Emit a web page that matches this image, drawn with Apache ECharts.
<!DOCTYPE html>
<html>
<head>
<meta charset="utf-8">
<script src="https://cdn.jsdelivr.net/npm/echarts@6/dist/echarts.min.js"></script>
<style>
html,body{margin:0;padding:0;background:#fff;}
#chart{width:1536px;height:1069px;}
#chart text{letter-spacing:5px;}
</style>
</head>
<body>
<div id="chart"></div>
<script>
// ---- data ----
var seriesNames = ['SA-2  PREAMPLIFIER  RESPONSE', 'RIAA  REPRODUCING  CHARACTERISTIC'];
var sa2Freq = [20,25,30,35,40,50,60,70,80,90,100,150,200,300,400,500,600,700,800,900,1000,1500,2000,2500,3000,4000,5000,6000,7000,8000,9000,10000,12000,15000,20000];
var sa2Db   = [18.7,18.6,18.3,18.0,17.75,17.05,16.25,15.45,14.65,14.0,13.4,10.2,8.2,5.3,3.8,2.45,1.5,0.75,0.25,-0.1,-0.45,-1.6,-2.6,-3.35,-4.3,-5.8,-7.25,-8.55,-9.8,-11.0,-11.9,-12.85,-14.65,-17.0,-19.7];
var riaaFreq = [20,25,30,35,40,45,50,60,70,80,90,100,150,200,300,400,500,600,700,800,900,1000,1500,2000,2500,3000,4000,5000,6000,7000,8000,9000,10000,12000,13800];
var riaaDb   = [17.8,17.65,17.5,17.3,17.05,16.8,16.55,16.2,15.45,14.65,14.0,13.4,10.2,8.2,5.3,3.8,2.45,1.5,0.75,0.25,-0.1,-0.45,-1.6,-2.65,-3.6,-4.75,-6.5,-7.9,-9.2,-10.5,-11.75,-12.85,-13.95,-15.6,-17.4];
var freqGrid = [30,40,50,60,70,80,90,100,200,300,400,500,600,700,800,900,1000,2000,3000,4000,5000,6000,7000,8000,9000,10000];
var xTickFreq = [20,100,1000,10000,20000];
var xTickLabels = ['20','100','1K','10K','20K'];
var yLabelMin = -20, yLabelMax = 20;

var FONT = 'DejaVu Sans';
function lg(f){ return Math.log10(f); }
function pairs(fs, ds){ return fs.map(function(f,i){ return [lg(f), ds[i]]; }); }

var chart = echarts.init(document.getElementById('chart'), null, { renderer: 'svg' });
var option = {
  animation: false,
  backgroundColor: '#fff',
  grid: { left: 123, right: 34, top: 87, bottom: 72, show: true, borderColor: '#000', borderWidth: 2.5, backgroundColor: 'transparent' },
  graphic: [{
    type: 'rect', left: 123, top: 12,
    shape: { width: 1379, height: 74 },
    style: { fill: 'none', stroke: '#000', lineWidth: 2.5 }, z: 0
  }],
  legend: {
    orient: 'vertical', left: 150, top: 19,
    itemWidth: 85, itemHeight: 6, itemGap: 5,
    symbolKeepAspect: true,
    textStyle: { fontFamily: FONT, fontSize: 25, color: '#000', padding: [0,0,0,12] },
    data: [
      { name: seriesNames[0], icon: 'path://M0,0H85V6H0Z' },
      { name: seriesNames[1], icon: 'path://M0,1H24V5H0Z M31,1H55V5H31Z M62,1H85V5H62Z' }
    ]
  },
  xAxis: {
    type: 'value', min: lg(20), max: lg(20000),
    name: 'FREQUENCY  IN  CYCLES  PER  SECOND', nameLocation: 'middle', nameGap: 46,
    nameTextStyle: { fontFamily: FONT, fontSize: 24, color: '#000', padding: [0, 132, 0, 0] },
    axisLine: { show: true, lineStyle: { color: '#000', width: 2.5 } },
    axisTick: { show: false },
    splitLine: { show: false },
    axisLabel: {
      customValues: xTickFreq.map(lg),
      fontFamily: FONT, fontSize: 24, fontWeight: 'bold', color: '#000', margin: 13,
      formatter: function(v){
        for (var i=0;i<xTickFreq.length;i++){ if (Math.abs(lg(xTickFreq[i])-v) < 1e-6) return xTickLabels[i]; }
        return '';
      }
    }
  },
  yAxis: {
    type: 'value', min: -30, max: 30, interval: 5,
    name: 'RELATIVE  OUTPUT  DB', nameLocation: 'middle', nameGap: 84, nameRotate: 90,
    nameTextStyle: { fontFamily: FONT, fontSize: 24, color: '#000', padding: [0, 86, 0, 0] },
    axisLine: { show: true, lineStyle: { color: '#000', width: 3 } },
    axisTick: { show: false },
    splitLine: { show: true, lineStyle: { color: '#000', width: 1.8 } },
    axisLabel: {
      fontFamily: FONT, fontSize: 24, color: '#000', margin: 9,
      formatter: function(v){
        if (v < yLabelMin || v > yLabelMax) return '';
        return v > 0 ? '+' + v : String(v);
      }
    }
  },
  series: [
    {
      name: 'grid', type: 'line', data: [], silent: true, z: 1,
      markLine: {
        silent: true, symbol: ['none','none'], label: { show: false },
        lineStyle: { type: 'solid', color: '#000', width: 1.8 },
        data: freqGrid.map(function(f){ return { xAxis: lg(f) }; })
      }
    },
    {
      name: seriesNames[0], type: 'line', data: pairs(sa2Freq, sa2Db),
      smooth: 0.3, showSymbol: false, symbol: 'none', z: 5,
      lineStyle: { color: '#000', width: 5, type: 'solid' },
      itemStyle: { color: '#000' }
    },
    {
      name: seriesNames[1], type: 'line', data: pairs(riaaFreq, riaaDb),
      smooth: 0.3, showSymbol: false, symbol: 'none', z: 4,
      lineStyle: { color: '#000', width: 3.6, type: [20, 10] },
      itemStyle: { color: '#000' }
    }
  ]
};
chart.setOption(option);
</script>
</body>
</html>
****
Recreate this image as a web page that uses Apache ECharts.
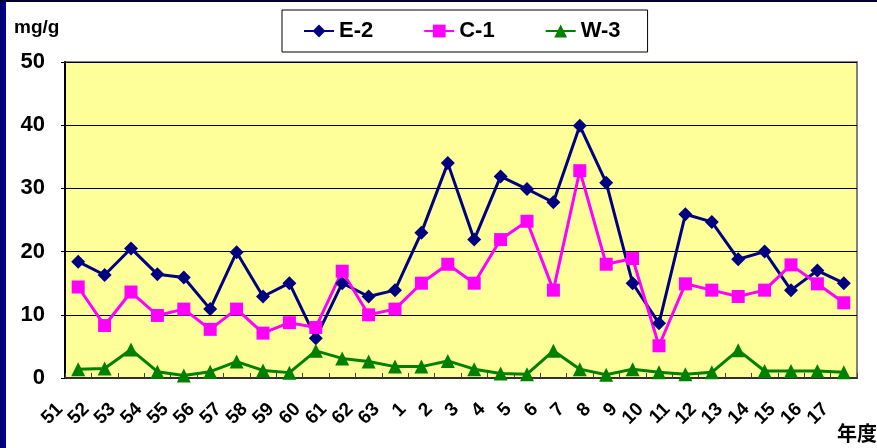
****
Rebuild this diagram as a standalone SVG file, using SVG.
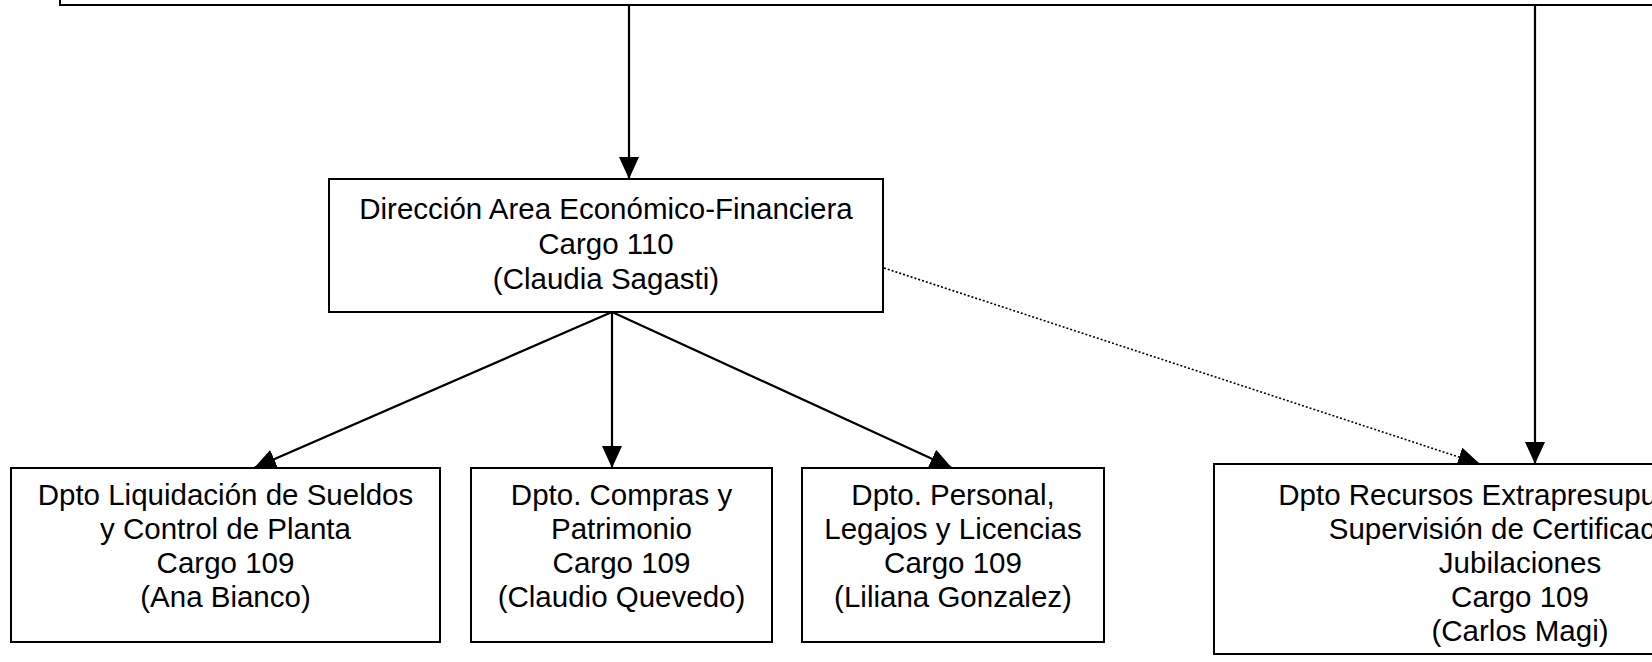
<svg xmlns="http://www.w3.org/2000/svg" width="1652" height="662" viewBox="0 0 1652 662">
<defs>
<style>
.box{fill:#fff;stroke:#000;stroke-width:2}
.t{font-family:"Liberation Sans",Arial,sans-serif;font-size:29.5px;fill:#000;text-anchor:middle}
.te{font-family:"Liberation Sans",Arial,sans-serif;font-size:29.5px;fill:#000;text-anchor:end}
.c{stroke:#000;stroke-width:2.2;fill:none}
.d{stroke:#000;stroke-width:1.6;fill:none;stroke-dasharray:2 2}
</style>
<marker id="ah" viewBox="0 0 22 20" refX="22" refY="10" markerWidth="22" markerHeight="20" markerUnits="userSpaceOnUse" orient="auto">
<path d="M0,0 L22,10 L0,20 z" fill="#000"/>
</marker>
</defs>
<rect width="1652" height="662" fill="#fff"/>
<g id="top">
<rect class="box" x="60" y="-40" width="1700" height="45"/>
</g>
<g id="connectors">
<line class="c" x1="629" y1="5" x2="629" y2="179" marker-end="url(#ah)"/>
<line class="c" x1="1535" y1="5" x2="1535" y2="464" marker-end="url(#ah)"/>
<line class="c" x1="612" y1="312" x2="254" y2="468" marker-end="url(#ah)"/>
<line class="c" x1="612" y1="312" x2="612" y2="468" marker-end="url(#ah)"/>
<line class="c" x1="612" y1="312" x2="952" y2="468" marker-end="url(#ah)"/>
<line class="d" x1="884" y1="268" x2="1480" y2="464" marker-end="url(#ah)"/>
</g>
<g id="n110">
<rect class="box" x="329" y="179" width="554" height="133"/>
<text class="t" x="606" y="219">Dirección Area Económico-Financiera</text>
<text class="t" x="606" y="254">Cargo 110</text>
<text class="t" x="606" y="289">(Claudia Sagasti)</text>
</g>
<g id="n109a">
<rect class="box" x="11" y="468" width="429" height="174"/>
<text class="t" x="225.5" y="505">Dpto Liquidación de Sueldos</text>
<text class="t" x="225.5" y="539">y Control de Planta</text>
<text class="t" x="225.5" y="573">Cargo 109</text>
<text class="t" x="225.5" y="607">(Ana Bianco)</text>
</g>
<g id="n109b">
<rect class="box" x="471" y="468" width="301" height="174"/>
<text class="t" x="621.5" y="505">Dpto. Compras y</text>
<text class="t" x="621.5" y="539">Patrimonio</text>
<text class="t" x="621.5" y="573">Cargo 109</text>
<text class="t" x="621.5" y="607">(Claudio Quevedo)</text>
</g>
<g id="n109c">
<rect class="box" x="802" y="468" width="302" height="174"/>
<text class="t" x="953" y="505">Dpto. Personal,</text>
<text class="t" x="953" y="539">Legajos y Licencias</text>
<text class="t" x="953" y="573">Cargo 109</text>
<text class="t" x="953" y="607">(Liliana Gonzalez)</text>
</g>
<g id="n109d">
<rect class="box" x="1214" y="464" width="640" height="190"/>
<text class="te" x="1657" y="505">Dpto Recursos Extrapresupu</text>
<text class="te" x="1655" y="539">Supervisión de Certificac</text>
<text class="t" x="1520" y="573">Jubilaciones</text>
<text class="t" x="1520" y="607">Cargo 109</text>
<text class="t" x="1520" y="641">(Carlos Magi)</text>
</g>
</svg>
****
- WHAT THIS TASK INVOLVES: Track down the lines that include the word "image" and copy them.

- WRITTEN ANSWER:
Emit a web page that matches this image, drawn with Apache ECharts.
Recreate this image as a web page that uses Apache ECharts.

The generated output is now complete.